Ten years ago, AEG Live opened the doors to a big bet called the Colosseum at Caesars Palace.
The parent company, now Caesars Entertainment Corp., paid for the 4,200-seat building. AEG footed the bill for the content, namely a star named Celine Dion with an average ticket price of $141.
“If we were wrong at the very beginning, we’d have nothing to show for it,” says John Meglen, who oversees the Colosseum for AEG.
But the theater was so lucrative that the landlord wanted in on the action, jumping in to produce shows now. And as Meglen celebrated the Colosseum’s 10th birthday last week, the building itself seems less significant than the new niche it carved on the Strip.
Not every booking was a home run: Think Bette Midler at the height of the recession. But now, the Colosseum posts such numbers that Meglen says it kills him to have to close it a week to rehearse a new show such as Shania Twain.
It’s no mystery why. The Colosseum brought star power back to the Strip just when a huge gap had formed, leaving the Strip wanting for something between Cirque du Soleil on one end and concert tour stops on the other.
Meglen calls it a “residency.” “We’ve said it many ways over the years, but it’s still going to an artist and saying, ‘Look. That show you always dreamed of making? We got the playground here.’ ” Save the transportation costs, put the money onstage, in an exclusive, heavily produced showcase.
If “residency” isn’t a perfect name, it’s because the right formula turned out to be more a rotation. Dion was the rare star willing to live in town, but a rotation creates more variety for visitors with less commitment from the stars.
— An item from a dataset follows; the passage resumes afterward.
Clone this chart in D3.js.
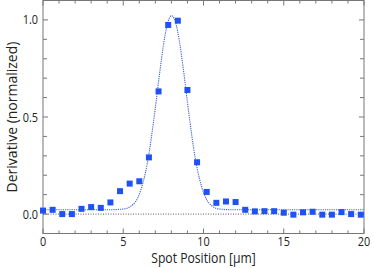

The magic number lies between 60 and 75 shows a year. “If it’s too short a run, we can’t give them enough money to spend on the show,” Meglen says.
The name may not be perfect. But Meglen says “we have established a new work type for an artist, a new model called the residency that is accepted today in the live music business.”
Maybe Caesars was lightning in a bottle. The Hard Rock Hotel has proven “a much harder model to show it can be repeated,” Meglen admits.
And Caesars still has holdouts. Meglen says chats with management for Barbra Streisand and Billy Joel never came to fruition. And repetition led to burnout grumblings from Cher and Elton.
But Elton came back, maybe just to see who his roommates will be in the next 10 years. George Strait? David Bowie? The Colosseum proves anything possible.